Task prompt: Leave the pictures out and copy exactly the lines from the line containing "What TikZ code" to the line containing "(d5) at (1245,336);", both lines included.

Exercise material:
○ ○ ○
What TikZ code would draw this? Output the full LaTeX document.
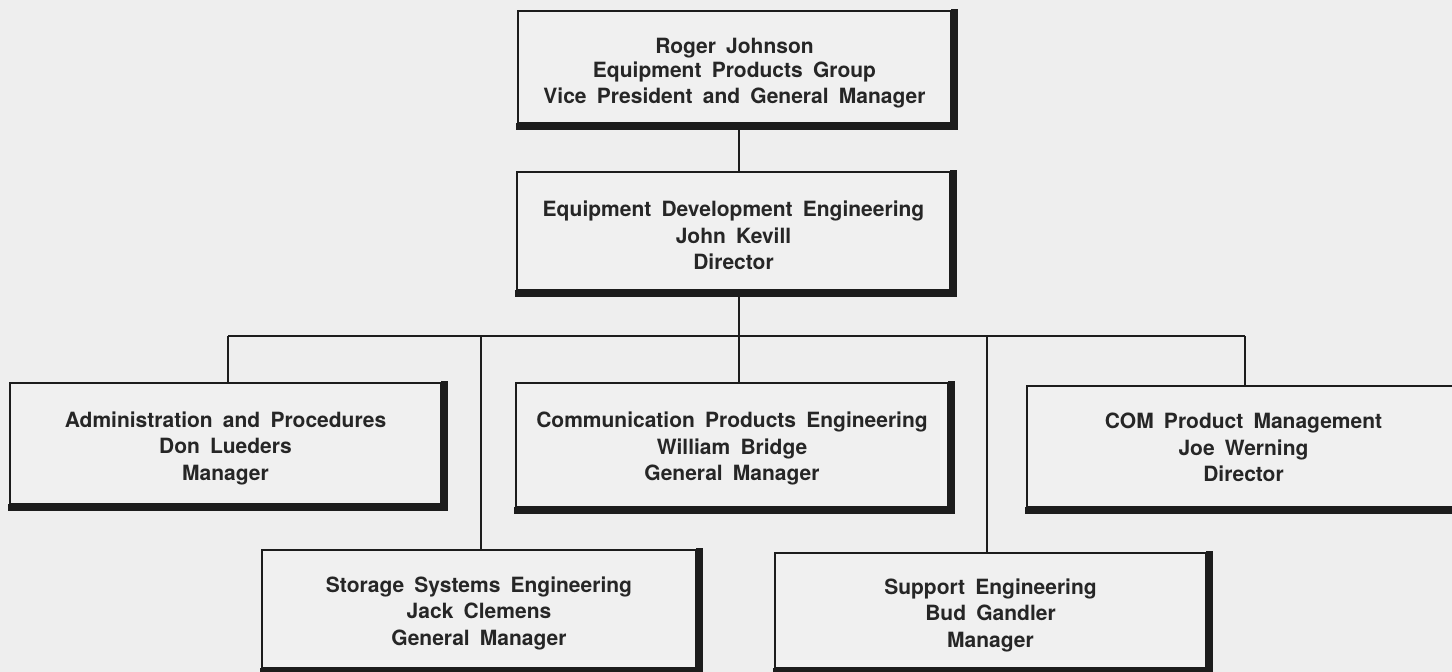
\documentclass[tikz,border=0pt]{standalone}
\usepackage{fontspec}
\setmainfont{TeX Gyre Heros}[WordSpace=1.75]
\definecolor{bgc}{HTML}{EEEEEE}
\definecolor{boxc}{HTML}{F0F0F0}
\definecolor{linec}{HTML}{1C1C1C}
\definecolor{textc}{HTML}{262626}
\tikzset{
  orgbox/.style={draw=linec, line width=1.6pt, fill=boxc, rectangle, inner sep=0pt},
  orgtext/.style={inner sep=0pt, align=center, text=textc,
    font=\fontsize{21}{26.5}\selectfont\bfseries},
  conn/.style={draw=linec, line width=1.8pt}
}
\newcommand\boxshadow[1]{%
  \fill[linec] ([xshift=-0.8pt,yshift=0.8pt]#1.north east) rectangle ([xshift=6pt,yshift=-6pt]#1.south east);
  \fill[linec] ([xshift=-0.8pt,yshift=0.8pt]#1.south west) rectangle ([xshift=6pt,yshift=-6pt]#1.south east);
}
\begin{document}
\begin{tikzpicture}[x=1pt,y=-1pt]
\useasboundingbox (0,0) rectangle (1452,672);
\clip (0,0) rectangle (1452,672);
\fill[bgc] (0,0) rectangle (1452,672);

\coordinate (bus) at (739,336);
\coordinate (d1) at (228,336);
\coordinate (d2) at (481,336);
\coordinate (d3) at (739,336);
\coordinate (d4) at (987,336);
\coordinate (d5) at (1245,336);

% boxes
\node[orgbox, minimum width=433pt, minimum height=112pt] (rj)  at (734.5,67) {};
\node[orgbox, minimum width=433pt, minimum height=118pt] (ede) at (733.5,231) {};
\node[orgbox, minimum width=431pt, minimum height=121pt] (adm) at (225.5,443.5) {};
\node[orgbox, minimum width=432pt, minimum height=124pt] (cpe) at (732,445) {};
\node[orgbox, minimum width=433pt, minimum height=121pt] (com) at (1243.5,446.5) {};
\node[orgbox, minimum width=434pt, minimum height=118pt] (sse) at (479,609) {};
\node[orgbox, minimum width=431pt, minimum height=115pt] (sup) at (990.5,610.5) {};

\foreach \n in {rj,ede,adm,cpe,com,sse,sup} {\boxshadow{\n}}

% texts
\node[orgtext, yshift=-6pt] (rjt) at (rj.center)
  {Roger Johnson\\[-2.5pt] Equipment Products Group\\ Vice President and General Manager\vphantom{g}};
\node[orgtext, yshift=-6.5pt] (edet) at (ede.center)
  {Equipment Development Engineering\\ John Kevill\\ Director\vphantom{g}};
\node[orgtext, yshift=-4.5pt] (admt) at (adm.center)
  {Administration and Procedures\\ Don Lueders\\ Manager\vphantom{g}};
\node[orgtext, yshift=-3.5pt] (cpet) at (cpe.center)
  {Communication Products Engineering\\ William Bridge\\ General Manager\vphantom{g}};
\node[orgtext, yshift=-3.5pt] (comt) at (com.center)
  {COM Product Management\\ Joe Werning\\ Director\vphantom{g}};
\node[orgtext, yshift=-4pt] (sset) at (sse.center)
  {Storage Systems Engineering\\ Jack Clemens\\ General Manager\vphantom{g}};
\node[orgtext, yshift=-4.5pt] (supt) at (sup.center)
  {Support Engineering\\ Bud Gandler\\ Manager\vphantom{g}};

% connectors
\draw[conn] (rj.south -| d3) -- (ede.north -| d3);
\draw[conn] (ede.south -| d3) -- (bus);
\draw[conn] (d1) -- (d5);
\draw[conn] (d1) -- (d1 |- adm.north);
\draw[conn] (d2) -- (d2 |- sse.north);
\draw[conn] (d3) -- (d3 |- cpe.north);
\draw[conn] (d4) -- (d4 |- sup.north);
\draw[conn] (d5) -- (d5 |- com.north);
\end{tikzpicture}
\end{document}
○ ○ ○
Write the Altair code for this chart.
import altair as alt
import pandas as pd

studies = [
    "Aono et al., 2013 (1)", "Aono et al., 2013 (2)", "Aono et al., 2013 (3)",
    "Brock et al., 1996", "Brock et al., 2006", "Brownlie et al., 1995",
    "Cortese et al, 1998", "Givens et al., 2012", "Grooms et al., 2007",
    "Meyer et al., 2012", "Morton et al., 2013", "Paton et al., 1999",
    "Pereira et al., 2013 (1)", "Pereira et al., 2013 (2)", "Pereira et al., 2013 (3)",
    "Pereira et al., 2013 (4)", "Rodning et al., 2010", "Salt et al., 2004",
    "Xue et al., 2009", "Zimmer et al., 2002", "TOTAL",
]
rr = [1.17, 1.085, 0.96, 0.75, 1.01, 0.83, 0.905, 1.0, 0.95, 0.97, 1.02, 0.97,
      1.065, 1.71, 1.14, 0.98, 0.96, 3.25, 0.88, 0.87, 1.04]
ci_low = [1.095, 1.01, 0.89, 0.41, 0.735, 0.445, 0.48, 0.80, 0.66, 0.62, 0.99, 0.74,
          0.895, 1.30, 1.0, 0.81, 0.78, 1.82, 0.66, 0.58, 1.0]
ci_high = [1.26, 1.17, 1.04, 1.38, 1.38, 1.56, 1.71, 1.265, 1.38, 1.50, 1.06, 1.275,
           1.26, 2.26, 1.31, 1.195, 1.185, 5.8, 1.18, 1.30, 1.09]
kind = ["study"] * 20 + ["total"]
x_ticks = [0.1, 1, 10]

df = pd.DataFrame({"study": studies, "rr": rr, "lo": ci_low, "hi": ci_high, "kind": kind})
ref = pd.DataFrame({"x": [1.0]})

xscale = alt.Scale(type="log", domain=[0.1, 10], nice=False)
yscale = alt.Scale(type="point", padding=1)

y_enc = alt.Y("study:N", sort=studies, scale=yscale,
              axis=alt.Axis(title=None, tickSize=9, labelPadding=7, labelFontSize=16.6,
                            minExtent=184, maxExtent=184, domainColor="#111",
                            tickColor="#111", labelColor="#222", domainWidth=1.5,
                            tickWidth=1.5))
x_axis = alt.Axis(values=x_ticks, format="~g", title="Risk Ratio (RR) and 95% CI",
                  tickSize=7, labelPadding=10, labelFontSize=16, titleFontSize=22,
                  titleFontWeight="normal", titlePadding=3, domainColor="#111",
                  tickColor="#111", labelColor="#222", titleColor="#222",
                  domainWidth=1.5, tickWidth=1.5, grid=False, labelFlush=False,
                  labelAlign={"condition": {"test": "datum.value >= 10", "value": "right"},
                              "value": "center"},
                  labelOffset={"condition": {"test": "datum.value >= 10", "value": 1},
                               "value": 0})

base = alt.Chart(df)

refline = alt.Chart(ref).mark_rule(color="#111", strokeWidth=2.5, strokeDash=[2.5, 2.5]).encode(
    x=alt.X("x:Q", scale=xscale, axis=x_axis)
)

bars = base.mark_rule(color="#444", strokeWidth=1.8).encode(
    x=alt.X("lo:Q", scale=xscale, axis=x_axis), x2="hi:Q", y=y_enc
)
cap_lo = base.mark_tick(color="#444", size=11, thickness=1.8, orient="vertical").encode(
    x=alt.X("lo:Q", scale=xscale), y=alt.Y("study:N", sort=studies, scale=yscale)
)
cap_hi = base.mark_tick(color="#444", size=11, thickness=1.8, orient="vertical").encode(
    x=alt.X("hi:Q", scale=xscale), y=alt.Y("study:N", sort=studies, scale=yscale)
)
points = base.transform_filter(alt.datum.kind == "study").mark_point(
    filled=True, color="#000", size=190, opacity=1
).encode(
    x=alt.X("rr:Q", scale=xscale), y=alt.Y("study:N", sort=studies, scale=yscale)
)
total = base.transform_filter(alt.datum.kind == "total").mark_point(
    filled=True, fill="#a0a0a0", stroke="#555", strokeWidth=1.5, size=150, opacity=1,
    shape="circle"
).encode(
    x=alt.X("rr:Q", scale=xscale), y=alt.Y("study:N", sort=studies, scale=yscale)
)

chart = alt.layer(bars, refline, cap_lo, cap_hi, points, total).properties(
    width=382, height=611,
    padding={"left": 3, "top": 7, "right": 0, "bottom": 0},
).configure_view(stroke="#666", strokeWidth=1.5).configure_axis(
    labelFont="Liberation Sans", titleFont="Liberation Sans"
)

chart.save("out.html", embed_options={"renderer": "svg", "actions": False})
○ ○ ○
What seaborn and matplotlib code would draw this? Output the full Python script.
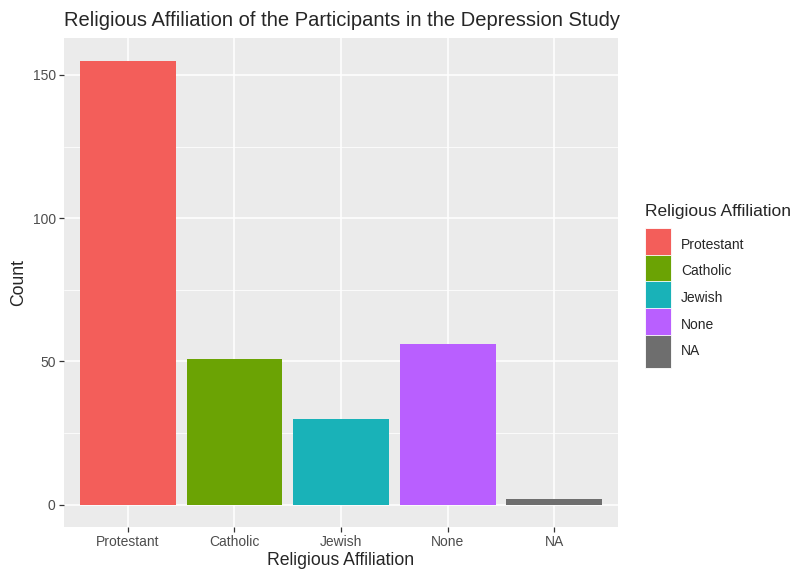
○ ○ ○
Full answer:
What TikZ code would draw this? Output the full LaTeX document.
\documentclass[tikz,border=0pt]{standalone}
\usepackage{fontspec}
\setmainfont{TeX Gyre Heros}[WordSpace=1.75]
\definecolor{bgc}{HTML}{EEEEEE}
\definecolor{boxc}{HTML}{F0F0F0}
\definecolor{linec}{HTML}{1C1C1C}
\definecolor{textc}{HTML}{262626}
\tikzset{
  orgbox/.style={draw=linec, line width=1.6pt, fill=boxc, rectangle, inner sep=0pt},
  orgtext/.style={inner sep=0pt, align=center, text=textc,
    font=\fontsize{21}{26.5}\selectfont\bfseries},
  conn/.style={draw=linec, line width=1.8pt}
}
\newcommand\boxshadow[1]{%
  \fill[linec] ([xshift=-0.8pt,yshift=0.8pt]#1.north east) rectangle ([xshift=6pt,yshift=-6pt]#1.south east);
  \fill[linec] ([xshift=-0.8pt,yshift=0.8pt]#1.south west) rectangle ([xshift=6pt,yshift=-6pt]#1.south east);
}
\begin{document}
\begin{tikzpicture}[x=1pt,y=-1pt]
\useasboundingbox (0,0) rectangle (1452,672);
\clip (0,0) rectangle (1452,672);
\fill[bgc] (0,0) rectangle (1452,672);

\coordinate (bus) at (739,336);
\coordinate (d1) at (228,336);
\coordinate (d2) at (481,336);
\coordinate (d3) at (739,336);
\coordinate (d4) at (987,336);
\coordinate (d5) at (1245,336);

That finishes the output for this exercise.